Area-based approaches, initially developed for urban contexts, marked a paradigm shift in humanitarian assistance. They called for a move away from assistance focused on the individual beneficiary or target population group, to responses that consider the larger geographical scale. They recognize the need to consider all population groups in an area, as well as the complex existing systems in place, such as services and governance structures. Area-based approaches to analysis, thus, build on a methodology that is inclusive of all populations, sectors and relevant stakeholders and uses a specific geographic area as entry point, in order to inform a more holistic understanding. Area-based approaches also help advance whole-of-society Solutions – one of the key pillars of the United Nations Secretary-General’s Action Agenda on Internal Displacement.
The fifth edition of the series of practitioner-centered webinars by JIPS and the Durable Solutions Learning Community looks at how area-based approaches are operationalized, specifically in displacement studies that include an analysis of Durable Solutions.
More than 100 participants joined the exchange, in which Ola Samarah, Information Management Specialist at JIPS; Louise Thaller, Area-Based Assessment and Response Planning Specialist at IMPACT Initiatives; and Sophos Sophianos, Urban Planner at UN-Habitat, discussed key methodology elements and lessons from area-based displacement studies in Syria, Niger and Somalia.

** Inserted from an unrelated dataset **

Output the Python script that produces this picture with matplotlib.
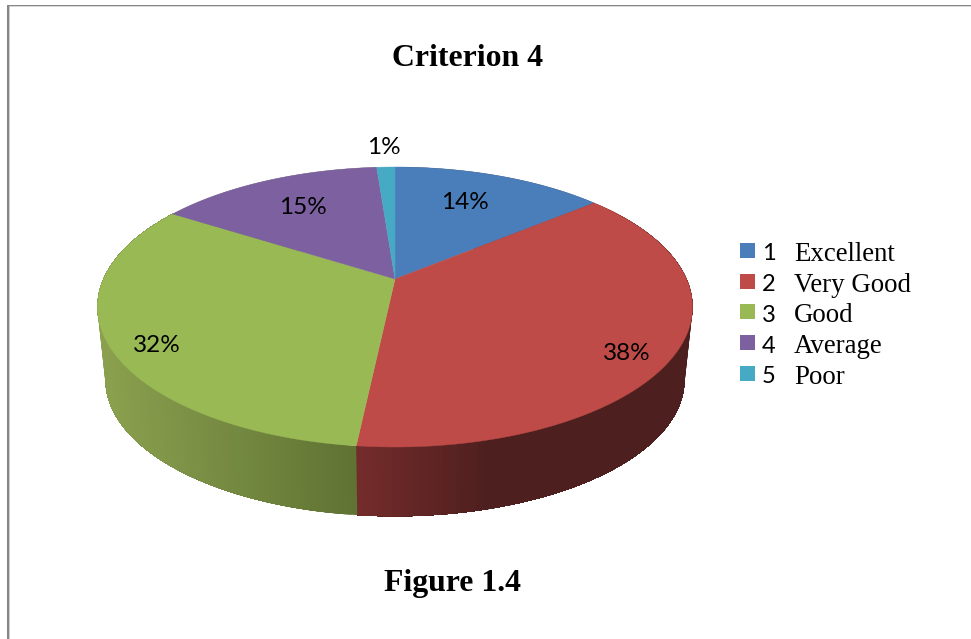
import numpy as np
import matplotlib
matplotlib.use("agg")
import matplotlib.pyplot as plt
from matplotlib.colors import to_rgb
from matplotlib.patches import Polygon, Rectangle

# Chart data
categories = ['1', '2', '3', '4', '5']
names = ['Excellent', 'Very Good', 'Good', 'Average', 'Poor']
values = [14.0, 37.7, 32.3, 14.8, 1.2]
colors = ['#4a7ebb', '#be4b48', '#98b954', '#7d60a0', '#46aac5']
label_pos = [(465, 202.5), (627, 353.5), (157, 345.5), (303, 207.5), (384, 147.5)]

# side wall shading: (x, colour) stops, only the front slices can be seen
green_stops = ([105, 357], ['#8aa04e', '#5f7233'])
red_stops = ([357, 490, 700], ['#742c2b', '#4d1f1e', '#4d1f1e'])
wall_stops = {1: red_stops, 2: green_stops}

# pie projection, a tilted disc seen in perspective
cx, cy = 395, 279
bx, by, k = 291.5, 134.4, 0.2
wall_scale, wall_cy = 0.973, 352.8


def project(theta, scale=1.0, y0=cy):
    # theta runs clockwise from the top of the pie
    u, v = np.sin(theta), np.cos(theta)
    d = 1 + k * v
    return cx + scale * bx * u / d, y0 - scale * by * v / d


def shade(x, stops):
    xs, cols = stops
    rgb = np.array([to_rgb(c) for c in cols])
    return [np.interp(x, xs, rgb[:, i]) for i in range(3)]


fig = plt.figure(figsize=(9.71, 6.39), dpi=100)
ax = fig.add_axes([0, 0, 1, 1])
ax.set_xlim(0, 971)
ax.set_ylim(639, 0)
ax.axis('off')

# page frame
ax.add_patch(Rectangle((7, 5), 2.4, 634, fc='#868686', ec='none', snap=False))
ax.add_patch(Rectangle((7, 5), 964, 1.3, fc='#868686', ec='none', snap=False))

edges = np.cumsum([0] + values) / sum(values) * 2 * np.pi

# right and left ends of the wall belong to slices 1 and 2/3 only, fill the rest
for i, c in [(0, '#4d1f1e'), (3, '#8aa04e')]:
    ts = np.linspace(edges[i], edges[i + 1], 80)
    xt, yt = project(ts)
    xb, yb = project(ts, wall_scale, wall_cy)
    ax.add_patch(Polygon(np.r_[np.c_[xt, yt], np.c_[xb, yb][::-1]],
                         fc=c, ec='none'))

# side wall, each strip runs to the end of its slice so no seams show
for i in wall_stops:
    ts = np.linspace(edges[i], edges[i + 1], 120)
    for j in range(len(ts) - 1):
        part = ts[j:]
        xt, yt = project(part)
        xb, yb = project(part, wall_scale, wall_cy)
        c = shade((xt[0] + xt[1]) / 2, wall_stops[i])
        ax.add_patch(Polygon(np.r_[np.c_[xt, yt], np.c_[xb, yb][::-1]],
                             fc=c, ec='none'))

# top face
for i, c in enumerate(colors):
    ts = np.linspace(edges[i], edges[i + 1], 200)
    xt, yt = project(ts)
    ax.add_patch(Polygon(np.r_[[(cx, cy)], np.c_[xt, yt]],
                         fc=c, ec=c, lw=0.3))

for v, (x, y) in zip(values, label_pos):
    ax.text(x, y, '%.0f%%' % v, family='Lato', fontsize=17.5,
            ha='center', va='center', color='black')

# legend
for i, (cat, name, c) in enumerate(zip(categories, names, colors)):
    y = 250.5 + i * 30.7
    ax.add_patch(Rectangle((740, y - 7.5), 15, 15, fc=c, ec='none'))
    ax.text(762, y + 1.5, cat, family='Lato', fontsize=17,
            ha='left', va='center_baseline', color='black')
    ax.text(794, y + 1, name, family='Liberation Serif', fontsize=19.4,
            ha='left', va='center_baseline', color='black')

ax.text(467.5, 59, 'Criterion 4', family='Liberation Serif', weight='bold',
        fontsize=22.9, ha='center', va='center', color='black')
ax.text(453, 584, 'Figure 1.4', family='Liberation Serif', weight='bold',
        fontsize=22.9, ha='center', va='center', color='black')

fig.savefig('out.png', dpi=100)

In Niger, a series of area-based durable solutions analyses were conducted to plan relief, recovery and longer-term development investment in newly built urban neighborhoods housing displacement-affected communities. In Somalia, urban area-based studies informed community-based planning for small-scale projects to improve basic service delivery. In Syria, the approach aimed at providing cities and actors from both the humanitarian and recovery fields with information on the functionality of the city systems and the magnitude of displacement to help in positioning response along the humanitarian-development-peace nexus.
In all three case studies there was a strong emphasis on contributing to an integrated response within the humanitarian, development, and peace nexus – bringing all sectors and stakeholders together was key. Different qualitative and quantitative methods, including mapping of the areas, were used, while all studies included an analysis of the displacement impact on the populations and the target area.
“Area-based approaches in our perspective, are really a way to operationalize those two commitments [the nexus and localization], that are about working more closely with local and development actors to find longer-term Solutions beyond humanitarian response. The underlying goal of any area-based assessments is to bring all actors together to agree on Solutions.
– Louise Thaller, IMPACT Initiatives
In Somalia and Niger, the studies concentrated on the shared challenges of the displaced and non-displaced communities, which was typically access to services, while also identifying displacement specific challenges, e.g. tenure insecurity. In Somalia, the analysis pointed to the need to focus response on upgrading existing neighborhoods and support integration of displaced households, rather than only trying to resettle at scale.
In Syria, a different approach was taken comparing the pre-conflict to the post-conflict situation of cities, including the urban trends and regional context of the city, the magnitude of forced displacement and the factors that hinder or support progress towards Durable Solutions. Ola Samarah furthermore explained how the analysis captured the interdependencies between the different city systems, and how the (lack of) functionality of one system affected the functionality of the other systems.
Localisation through engagement with communities and authorities was a defining feature in both Niger and Somalia. For instance in Somalia, Community Facilitation Teams were created to lead the Action Planning, and the most recent editions of the urban profiles in South West and Jubaland are done in cooperation with the State Ministries of Public Works. One of the key lessons shared by Sophos Sophianos (UN-Habitat), was the need to integrate capacity building for public servants to support facilitation of local solutions and increase community acceptance and government legitimacy. From the Niger case study, Louise Thaller (IMPACT) highlighted the importance of the participatory planning aspect as a core element of an area-based approach, and shared one of the unintended positive impacts from the studies being the capacity building for municipal governments done as part of the process.
At the end of the webinar, both participants and panelists offered reflections on key challenges linked to area-based approaches. Collaboration and coordination, as well as funding were highlighted as areas in need of enhanced practice by participants (see figure below).
Panelists raised similar lessons learned from their use cases, underscoring the need for capacity building as a key element of the implementation of an area-based analysis, to ensure sustainability and possibility to replicate approaches.
“The capacity-building of actors is really important. Capabilities are a core component of the approach, not only towards the tools, methodologies, and the analysis, but also to ensure uptake of the products and the sustainability of the work.”
– Ola Samarah, JIPS
We look forward to critically reflecting and brainstorming around solutions to the key challenges linked to area-based approaches in future Durable Solutions Learning Community webinars to continue collectively enhancing our practice.